KOST AKAN DIGUSUR, HARUS PINDAH
(Mataram,
23 Januari 2014)
Pukul
setengah delapan pagi, seperti biasa Jul memanasi mesin Vixion-nya. Di antara deru mesin, terdegar percakapan Jul dengan
seorang lelaki. Lelaki itu bukan pak Gede. Aku tak mengenal suara itu.
Sepertinya mereka sedang membicarakan sesuatu yang serius. Entah apa yang
mereka bicarakan. Lama kelamaan suara deru motor dan suara percakapan itu
menjauh, perlahan menghilang.
Beberapa
saat kemudian, aku buru-buru menuju toilet. Seperti biasa, kalau enggak lama di
kamar mandi, itu bukan aku namanya. Ya aku memang dikenal betah berlama-lama di
kamar mandi. Setelah lama bertahta di singahsana jongkok, aku balik ke kamar
untuk mengambil pakain kotor yang akan ku cuci. Pakaian itu hanya aku rendam.
Aku mandi sambil nyanyi.
“Menghilanglah
dari kehidupanku. Enyahlah dari hati yang tlah hancur. Kehadiran sosokmu kian
menyisakku. Di sini biarkan ku menyendiri. Terlintas keinginan ‘tuk dapat
hilang ingatan agar semua terlupakan. Bersenang-senanglah sepuasnya. Di sini
biarkan ‘ku menyendiri.”
Begitulah aku
bernyanyi. Lagu Rocket Rockers itu aku ulang berkali-kali tanpa henti hingga
selesai mandi. Entah liriknya benar atau salah. Dari luar terdengar seliweran
langkah sosok-sosok yang tak ku ketahui siapa. Dia mondar mandir dari ruang
tamu ke dapur.
Begitu
keluar dari kamar mandi, aku melihat seorang laki-laki sedang mengutak-atik
lemari di dapur. Lelaki tak ku kenali.
“Ah mungkin itu tukang
kayu suruhan buk Kus”, gumamku.
Ketika melintasi ruang
tamu, ku lihat lemari-lemari besar berubah posisi. Awalnya lemari-lemari tersebut
digunakan sebagai pemisah ruang tamu antara anak kost dan keluarga ibu kost.
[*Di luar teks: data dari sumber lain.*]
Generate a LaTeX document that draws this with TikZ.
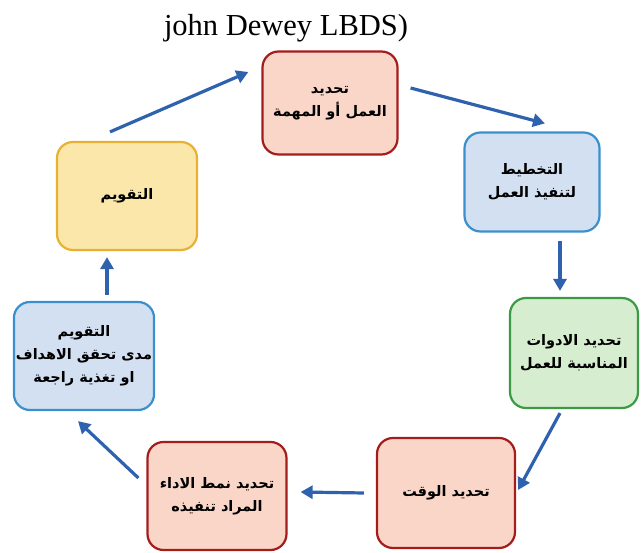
\documentclass[tikz,border=0pt]{standalone}
\usepackage{fontspec}
\setmainfont{Liberation Serif}
\newfontfamily\arabicfont[Script=Arabic]{DejaVu Sans}
\TeXXeTstate=1
\usetikzlibrary{arrows.meta}
\newcommand{\arl}[1]{{\arabicfont\bfseries\beginR #1\endR}}
\definecolor{salmonfill}{HTML}{F9D6C8}
\definecolor{redborder}{HTML}{A51C1C}
\definecolor{bluefill}{HTML}{D3E0F1}
\definecolor{blueborder}{HTML}{3A8FCC}
\definecolor{greenfill}{HTML}{D7EDD0}
\definecolor{greenborder}{HTML}{3C9A45}
\definecolor{yellowfill}{HTML}{FCE7AA}
\definecolor{yellowborder}{HTML}{E9B134}
\definecolor{arrowblue}{HTML}{2F62AE}
\tikzset{
  boxnode/.style={rounded corners=16pt, line width=2.2pt, align=center,
    font=\fontsize{14.5}{23}\selectfont, inner sep=2pt},
  redbox/.style={boxnode, draw=redborder, fill=salmonfill},
  bluebox/.style={boxnode, draw=blueborder, fill=bluefill},
  greenbox/.style={boxnode, draw=greenborder, fill=greenfill},
  yellowbox/.style={boxnode, draw=yellowborder, fill=yellowfill},
  flow/.style={draw=arrowblue, line width=3.2pt, -{Triangle[length=12pt,width=13pt]}}
}
\begin{document}
\begin{tikzpicture}[x=1pt,y=-1pt]
\useasboundingbox (0,0) rectangle (641,553);
\node[font=\fontsize{30.5}{30.5}\selectfont, anchor=base] (title) at (286,36) {john Dewey LBDS)};
\node[redbox, minimum width=135pt, minimum height=103pt] (task) at (330,103)
  {\arl{تحديد}\\\arl{العمل أو المهمة}};
\node[bluebox, minimum width=135pt, minimum height=99pt] (plan) at (532,182)
  {\arl{التخطيط}\\\arl{لتنفيذ العمل}};
\node[greenbox, minimum width=128pt, minimum height=110pt] (tools) at (574,353)
  {\arl{تحديد الادوات}\\\arl{المناسبة للعمل}};
\node[redbox, minimum width=138pt, minimum height=110pt] (time) at (446,493)
  {\arl{تحديد الوقت}};
\node[redbox, minimum width=139pt, minimum height=108pt] (mode) at (217,496)
  {\arl{تحديد نمط الاداء}\\\arl{المراد تنفيذه}};
\node[bluebox, minimum width=138pt, minimum height=108pt] (evalgoals) at (84,356)
  {\arl{التقويم}\\\arl{مدى تحقق الاهداف}\\\arl{او تغذية راجعة}};
\node[yellowbox, minimum width=140pt, minimum height=108pt] (evaluation) at (127,196)
  {\arl{التقويم}};
\draw[flow] ([xshift=-17pt,yshift=9pt]evaluation.north) -- ([xshift=-13pt,yshift=31pt]task.west);
\draw[flow] ([xshift=12pt,yshift=15pt]task.east) -- ([xshift=13pt,yshift=8pt]plan.north);
\draw[flow] ([xshift=28pt,yshift=-8pt]plan.south) -- ([xshift=-14pt,yshift=6pt]tools.north);
\draw[flow] ([xshift=-14pt,yshift=-4pt]tools.south) -- ([xshift=2pt,yshift=3pt]time.east);
\draw[flow] ([xshift=-12pt]time.west) -- ([xshift=13pt,yshift=4pt]mode.east);
\draw[flow] ([xshift=-8pt,yshift=18pt]mode.west) -- ([xshift=-6pt,yshift=-10pt]evalgoals.south);
\draw[flow] ([xshift=23pt,yshift=6pt]evalgoals.north) -- ([xshift=-20pt,yshift=-6pt]evaluation.south);
\end{tikzpicture}
\end{document}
Sekarang lemari-lemari itu tidak lagi memisah ruang tamu tersebut. Sekali lagi
aku bergumam sendiri.
“Mungkin ini dilakukan
biar ibu kost dan kami semakin akrab”, prasangkaku.
Dalam lamunku, aku menimbang
sisi positif dan negatif perubahan tata letak lemari tersebut. Belum selesai
aku berlamun, ibu Kus datang.
“Nak.,, ibu mau
pindahan” (dicatat
di depan ruang dosen BI FKIP Unram|13.25)
Entah mengapa aku
langsung mengerti maksud buk Kus. Seolah tanpa beban aku merespon dengan
pertanyaan retoris “Oh, jadi kita pindah barengan, Buk?”
Belum dijawab, lelaki
yang semula mengutak-atik lemari di Dapur menghampiri kami.
“Ibu dikasih waktu cuma
sampai akhir bulan ini”, kata ibu Kus.
“Kemarin rumah di depan
itu diobrak-abrik oleh petugas Universitas”, cerita yang lelaki yang tak
kukenal itu.
Dia cerita panjang lebar
tentang proses pengusiran para penghuni rumah dinas yang belangsung anarkis. Dua
minggu terakhir aku memang jarang di kost. Kalaupun di kost palingan buat ganti
baju aja. Kemarin, aku enggak di kost seharian. Baru pulang ke kost jam
setengah dua dini hari.
Suara
orang terdengar memanggil di depan. Buk Kus menghampirinya. Beliau membawa
masuk oarng tersebut. Kenalin anak saya.
“Adi”, kata ku
memperkenalkan diri menjabat tangan orang itu.
“Nyoman”, sambutnya.
“Maaf, saya permisi pakai
baju dulu, Mas”, kataku.
Setelah memakai baju,
aku keluar kamar menghampiri buk Kus. Beliau mulai bercerita. Isi ceritanya itu
sebelumnya pernah diceritakan padaku. Saat itu, hari pertama aku bertemu dengannya. Tujuanku
datang pada saat itu adalah melihat-lihat kamar kost yang akan aku tempati.
“Ibu sudah empat puluh
tahun tinggal di sini. Semua anak saya lahir di sini. Saya sudah sangat sayang
denga rumah ini”, kata beliau.
“Apalagi Ibu ya. Saya yang
baru tinggal secuil di sini sudah merasa sayang sama rumah ini”, empatiku
kepada beliau.
“Sepertinya mereka lupa
jasa almarhum Bapak. Padahal Bapak meninggal di kelas lho dulu saat mengajar di
Fakultas Hukum”, kata ibu Kus dengan suara tertahan karena sedih.
Dilanjutkan lagi cerita
yang pernah ku dengar tersebut. Sebagai bentuk empati ku, ku biarkan saja
beliau cerita panjang lebar tanpa menyela. Aku hanya ngangguk-angangguk untuk
menunjukkan antusias mendengar.
“Padahal, surat keputusan
Menteri yang terakhir menyatakan, Ibu berhak tinggal di sini hingga meninggal
dunia dan setalah itu anak-anak ibu berhak tinggal setahun lagi”, curhatnya.
“Rumah ini menjadi
sejarah proses awal kehidupan mandiri saya”, kataku
“Dulu saya dan almarhum
merenovasi rumah ini dengan uang pinjaman dari Bank. Potong gaji. Empat kamar
yang kalian tempati, dapur, dua kamar mandi dan ruang tamu ini saya bangun
belakangan. Dulu katanya rumah ini bisa dijadikan hak milik dengan membayarnya.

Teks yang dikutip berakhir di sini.